Depression is a funny thing. Depression is unsuspecting and sneaky in the sense where one moment I think I'm just sad but suddenly three days have passed and I haven't wanted to leave my room. I know I was more so bed bound because my incision was still fresh.

I had to take it easy but taking it easy for me equaled laziness.

I hated being lazy or feeling lazy, I very much based my worth on my productivity. During the school year I indulged in as many extra curricular activities that I didn't have too much time alone to think. Overthinking was my enemy and it was honestly my biggest fear to be left alone for too long inside my own head. Yet, here I was bed bound, stuck without anything to entertain me but the TV.

My friends were at the beach. I only knew from pictures that were posted and not from anyone actually inviting me. Actually, not one of my friends had phoned or texted to check in on me even though I had texted each one to let them all know I was recovering from surgery.

I flicked through the channels on TV trying to cope with the heavy lump of loneliness that sat in my throat.

My parents were at work and my older brother had free range of the house so that meant I only saw him if I desperately needed something and I couldn't get up. A stale peanut butter sandwich, painkillers and a glass of water sat on my bedside table.

I looked at my phone laying next to me on my bed willing someone to reach out to me.

The person who I wanted the most to check on me was Kalen. It had now felt like almost two full weeks since I had last seen him. I couldn't remember how he smelled, how he tasted, how he smiled.

A week and a half in teenage years felt like a century in real time.

Painkillers were the only vice I had that gave my brain any relief. It wasn't just the incision that hurt but honestly I felt like I could feel my heart strained every time Kalen popped into my head... which was almost 23 out of 24 hours in the day.

I took two more pain killers and drank the rest of my water in hopes of at least giving my overthinking, over analyzing brain, some actual relief.

I laid back and closed my eyes. Of course, I immediately settled into the memory of him holding my hand for the first time....

He agreed to meet me and my friend up at the mall and he would bring one of his friends.
As much as we lived in a medium sized town the mall was basically the only place that our parents would let us hang out unattended.

My friend, Beth, was supposed to be there for support when really I suspected that she was there just to meet his friend, Cody.

Beth and I looked in and out of stores until I felt my phone buzz in my bag.

Kalen: Here

I instantly felt a wave of nervous iciness hit my fingers. I looked up from my phone and around the lower level of the mall.

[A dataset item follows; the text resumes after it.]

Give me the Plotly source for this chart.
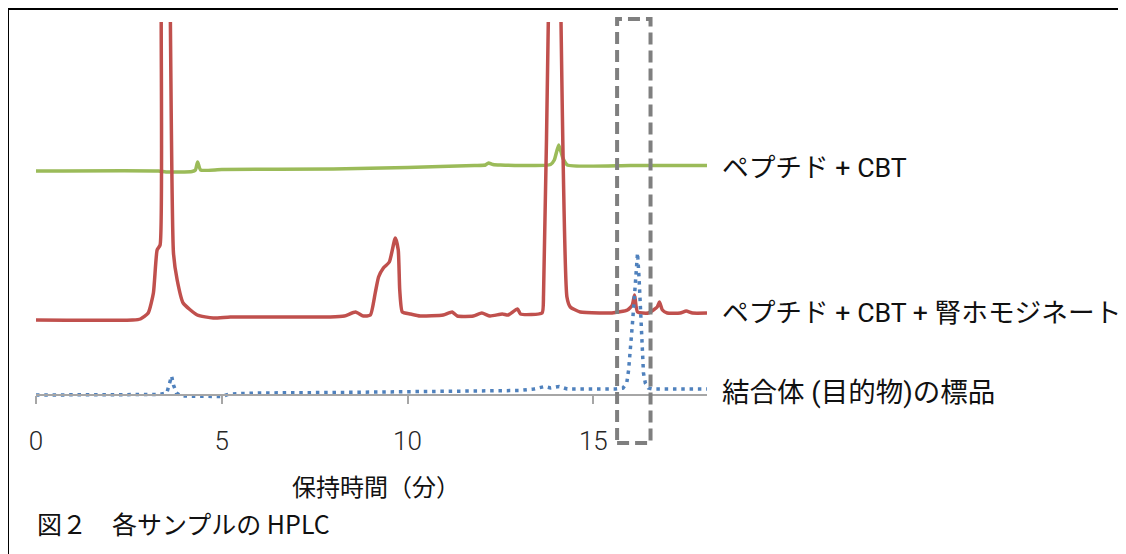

Kalen rounded the corner with Cody. I instantly recognized Cody with his skater hoodie with torn thumb-holes in the sleeves. I had seen him when I passed the smoke pit at school.

Kalen met my gaze and he quickly looked down. Was he blushing?

We spent the day wandering in and out of the shops. Trying on silly hats or scarves, daring each other to do something stupid like try on the wrong size shoes or ask for a product the store definitely did not carry.

Kalen tried sneakily whispering something to Cody while we loitered in SportWorks. Cody grabbed Beth's hand and took off out of the store toward the food court. Beth checked back at me and made a confused face.